**Requirement**
Reproduce every line of the material below, but drop the pictures.

========

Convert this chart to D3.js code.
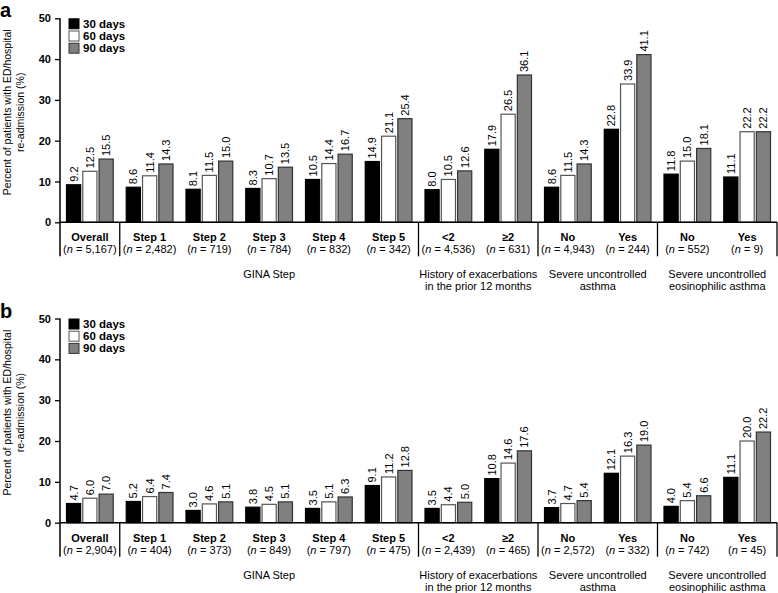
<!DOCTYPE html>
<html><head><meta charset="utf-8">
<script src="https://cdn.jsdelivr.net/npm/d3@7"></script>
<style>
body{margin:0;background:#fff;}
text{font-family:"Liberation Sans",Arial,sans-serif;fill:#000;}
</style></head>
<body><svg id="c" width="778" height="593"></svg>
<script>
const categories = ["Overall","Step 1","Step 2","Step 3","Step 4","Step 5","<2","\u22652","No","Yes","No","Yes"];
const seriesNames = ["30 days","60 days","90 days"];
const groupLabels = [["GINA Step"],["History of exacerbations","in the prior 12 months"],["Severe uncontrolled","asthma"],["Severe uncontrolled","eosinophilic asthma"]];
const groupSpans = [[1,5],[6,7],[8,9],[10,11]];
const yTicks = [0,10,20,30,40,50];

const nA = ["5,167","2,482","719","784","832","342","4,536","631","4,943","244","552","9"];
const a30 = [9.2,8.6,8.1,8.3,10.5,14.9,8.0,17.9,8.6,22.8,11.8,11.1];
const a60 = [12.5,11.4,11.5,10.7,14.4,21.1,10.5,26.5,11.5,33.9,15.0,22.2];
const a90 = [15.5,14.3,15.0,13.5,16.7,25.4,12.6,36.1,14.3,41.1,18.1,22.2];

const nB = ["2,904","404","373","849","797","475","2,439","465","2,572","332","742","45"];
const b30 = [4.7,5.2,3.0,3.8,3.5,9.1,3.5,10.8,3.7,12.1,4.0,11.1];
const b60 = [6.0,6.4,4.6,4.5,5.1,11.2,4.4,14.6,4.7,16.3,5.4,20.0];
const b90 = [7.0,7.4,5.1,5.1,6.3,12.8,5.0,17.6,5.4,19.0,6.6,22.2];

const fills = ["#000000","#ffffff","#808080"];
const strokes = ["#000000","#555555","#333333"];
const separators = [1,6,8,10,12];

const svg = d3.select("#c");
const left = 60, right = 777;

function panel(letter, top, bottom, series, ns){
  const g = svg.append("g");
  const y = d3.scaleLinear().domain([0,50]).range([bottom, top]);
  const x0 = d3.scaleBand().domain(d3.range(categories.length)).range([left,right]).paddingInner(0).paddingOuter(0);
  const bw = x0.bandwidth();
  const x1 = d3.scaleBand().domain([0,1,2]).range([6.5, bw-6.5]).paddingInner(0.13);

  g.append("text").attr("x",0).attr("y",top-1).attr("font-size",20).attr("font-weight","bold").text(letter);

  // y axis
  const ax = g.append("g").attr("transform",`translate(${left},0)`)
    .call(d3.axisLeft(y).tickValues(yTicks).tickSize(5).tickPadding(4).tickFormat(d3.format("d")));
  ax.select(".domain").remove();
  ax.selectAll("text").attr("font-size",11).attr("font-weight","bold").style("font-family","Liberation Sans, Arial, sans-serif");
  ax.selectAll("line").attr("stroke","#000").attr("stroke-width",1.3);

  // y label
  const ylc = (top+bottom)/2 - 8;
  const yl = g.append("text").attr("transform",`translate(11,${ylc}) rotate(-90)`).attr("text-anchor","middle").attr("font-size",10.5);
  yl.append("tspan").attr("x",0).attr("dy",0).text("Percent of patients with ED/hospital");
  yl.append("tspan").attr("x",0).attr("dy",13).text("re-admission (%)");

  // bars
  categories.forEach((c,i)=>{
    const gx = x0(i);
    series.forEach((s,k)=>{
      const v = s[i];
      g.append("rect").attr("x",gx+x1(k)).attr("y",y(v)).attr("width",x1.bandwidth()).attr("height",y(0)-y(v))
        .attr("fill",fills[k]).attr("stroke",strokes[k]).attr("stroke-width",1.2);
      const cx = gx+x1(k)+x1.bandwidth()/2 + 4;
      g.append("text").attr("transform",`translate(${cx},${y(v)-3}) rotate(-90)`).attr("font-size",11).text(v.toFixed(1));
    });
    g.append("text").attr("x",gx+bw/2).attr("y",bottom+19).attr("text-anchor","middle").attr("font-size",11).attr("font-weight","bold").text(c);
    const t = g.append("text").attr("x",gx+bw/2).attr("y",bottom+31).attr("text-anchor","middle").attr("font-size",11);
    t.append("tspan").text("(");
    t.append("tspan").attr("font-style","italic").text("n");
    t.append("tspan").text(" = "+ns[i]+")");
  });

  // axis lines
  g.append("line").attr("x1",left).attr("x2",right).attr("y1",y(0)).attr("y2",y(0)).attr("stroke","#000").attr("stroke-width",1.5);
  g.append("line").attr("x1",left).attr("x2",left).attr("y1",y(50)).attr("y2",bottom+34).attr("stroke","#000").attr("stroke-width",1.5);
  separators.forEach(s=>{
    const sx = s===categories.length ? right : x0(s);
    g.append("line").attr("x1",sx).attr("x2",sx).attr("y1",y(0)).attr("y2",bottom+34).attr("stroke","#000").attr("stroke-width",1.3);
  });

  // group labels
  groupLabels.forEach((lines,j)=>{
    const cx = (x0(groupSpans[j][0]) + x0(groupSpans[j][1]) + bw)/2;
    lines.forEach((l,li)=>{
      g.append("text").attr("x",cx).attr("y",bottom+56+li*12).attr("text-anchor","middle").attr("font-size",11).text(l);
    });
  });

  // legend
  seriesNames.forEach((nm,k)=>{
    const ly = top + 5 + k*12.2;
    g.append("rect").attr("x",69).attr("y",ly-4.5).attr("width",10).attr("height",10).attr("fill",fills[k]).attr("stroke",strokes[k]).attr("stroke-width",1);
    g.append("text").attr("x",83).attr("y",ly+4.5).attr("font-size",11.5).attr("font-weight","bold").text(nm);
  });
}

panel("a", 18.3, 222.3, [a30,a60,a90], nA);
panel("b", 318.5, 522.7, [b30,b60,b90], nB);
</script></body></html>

========

**Solution for this exercise**
Convert this chart to D3.js code.
<!DOCTYPE html>
<html><head><meta charset="utf-8">
<script src="https://cdn.jsdelivr.net/npm/d3@7"></script>
<style>
body{margin:0;background:#fff;}
text{font-family:"Liberation Sans",Arial,sans-serif;fill:#000;}
</style></head>
<body><svg id="c" width="778" height="593"></svg>
<script>
const categories = ["Overall","Step 1","Step 2","Step 3","Step 4","Step 5","<2","\u22652","No","Yes","No","Yes"];
const seriesNames = ["30 days","60 days","90 days"];
const groupLabels = [["GINA Step"],["History of exacerbations","in the prior 12 months"],["Severe uncontrolled","asthma"],["Severe uncontrolled","eosinophilic asthma"]];
const groupSpans = [[1,5],[6,7],[8,9],[10,11]];
const yTicks = [0,10,20,30,40,50];

const nA = ["5,167","2,482","719","784","832","342","4,536","631","4,943","244","552","9"];
const a30 = [9.2,8.6,8.1,8.3,10.5,14.9,8.0,17.9,8.6,22.8,11.8,11.1];
const a60 = [12.5,11.4,11.5,10.7,14.4,21.1,10.5,26.5,11.5,33.9,15.0,22.2];
const a90 = [15.5,14.3,15.0,13.5,16.7,25.4,12.6,36.1,14.3,41.1,18.1,22.2];

const nB = ["2,904","404","373","849","797","475","2,439","465","2,572","332","742","45"];
const b30 = [4.7,5.2,3.0,3.8,3.5,9.1,3.5,10.8,3.7,12.1,4.0,11.1];
const b60 = [6.0,6.4,4.6,4.5,5.1,11.2,4.4,14.6,4.7,16.3,5.4,20.0];
const b90 = [7.0,7.4,5.1,5.1,6.3,12.8,5.0,17.6,5.4,19.0,6.6,22.2];

const fills = ["#000000","#ffffff","#808080"];
const strokes = ["#000000","#555555","#333333"];
const separators = [1,6,8,10,12];

const svg = d3.select("#c");
const left = 60, right = 777;

function panel(letter, top, bottom, series, ns){
  const g = svg.append("g");
  const y = d3.scaleLinear().domain([0,50]).range([bottom, top]);
  const x0 = d3.scaleBand().domain(d3.range(categories.length)).range([left,right]).paddingInner(0).paddingOuter(0);
  const bw = x0.bandwidth();
  const x1 = d3.scaleBand().domain([0,1,2]).range([6.5, bw-6.5]).paddingInner(0.13);

  g.append("text").attr("x",0).attr("y",top-1).attr("font-size",20).attr("font-weight","bold").text(letter);

  // y axis
  const ax = g.append("g").attr("transform",`translate(${left},0)`)
    .call(d3.axisLeft(y).tickValues(yTicks).tickSize(5).tickPadding(4).tickFormat(d3.format("d")));
  ax.select(".domain").remove();
  ax.selectAll("text").attr("font-size",11).attr("font-weight","bold").style("font-family","Liberation Sans, Arial, sans-serif");
  ax.selectAll("line").attr("stroke","#000").attr("stroke-width",1.3);

  // y label
  const ylc = (top+bottom)/2 - 8;
  const yl = g.append("text").attr("transform",`translate(11,${ylc}) rotate(-90)`).attr("text-anchor","middle").attr("font-size",10.5);
  yl.append("tspan").attr("x",0).attr("dy",0).text("Percent of patients with ED/hospital");
  yl.append("tspan").attr("x",0).attr("dy",13).text("re-admission (%)");

  // bars
  categories.forEach((c,i)=>{
    const gx = x0(i);
    series.forEach((s,k)=>{
      const v = s[i];
      g.append("rect").attr("x",gx+x1(k)).attr("y",y(v)).attr("width",x1.bandwidth()).attr("height",y(0)-y(v))
        .attr("fill",fills[k]).attr("stroke",strokes[k]).attr("stroke-width",1.2);
      const cx = gx+x1(k)+x1.bandwidth()/2 + 4;
      g.append("text").attr("transform",`translate(${cx},${y(v)-3}) rotate(-90)`).attr("font-size",11).text(v.toFixed(1));
    });
    g.append("text").attr("x",gx+bw/2).attr("y",bottom+19).attr("text-anchor","middle").attr("font-size",11).attr("font-weight","bold").text(c);
    const t = g.append("text").attr("x",gx+bw/2).attr("y",bottom+31).attr("text-anchor","middle").attr("font-size",11);
    t.append("tspan").text("(");
    t.append("tspan").attr("font-style","italic").text("n");
    t.append("tspan").text(" = "+ns[i]+")");
  });

  // axis lines
  g.append("line").attr("x1",left).attr("x2",right).attr("y1",y(0)).attr("y2",y(0)).attr("stroke","#000").attr("stroke-width",1.5);
  g.append("line").attr("x1",left).attr("x2",left).attr("y1",y(50)).attr("y2",bottom+34).attr("stroke","#000").attr("stroke-width",1.5);
  separators.forEach(s=>{
    const sx = s===categories.length ? right : x0(s);
    g.append("line").attr("x1",sx).attr("x2",sx).attr("y1",y(0)).attr("y2",bottom+34).attr("stroke","#000").attr("stroke-width",1.3);
  });

  // group labels
  groupLabels.forEach((lines,j)=>{
    const cx = (x0(groupSpans[j][0]) + x0(groupSpans[j][1]) + bw)/2;
    lines.forEach((l,li)=>{
      g.append("text").attr("x",cx).attr("y",bottom+56+li*12).attr("text-anchor","middle").attr("font-size",11).text(l);
    });
  });

  // legend
  seriesNames.forEach((nm,k)=>{
    const ly = top + 5 + k*12.2;
    g.append("rect").attr("x",69).attr("y",ly-4.5).attr("width",10).attr("height",10).attr("fill",fills[k]).attr("stroke",strokes[k]).attr("stroke-width",1);
    g.append("text").attr("x",83).attr("y",ly+4.5).attr("font-size",11.5).attr("font-weight","bold").text(nm);
  });
}

panel("a", 18.3, 222.3, [a30,a60,a90], nA);
panel("b", 318.5, 522.7, [b30,b60,b90], nB);
</script></body></html>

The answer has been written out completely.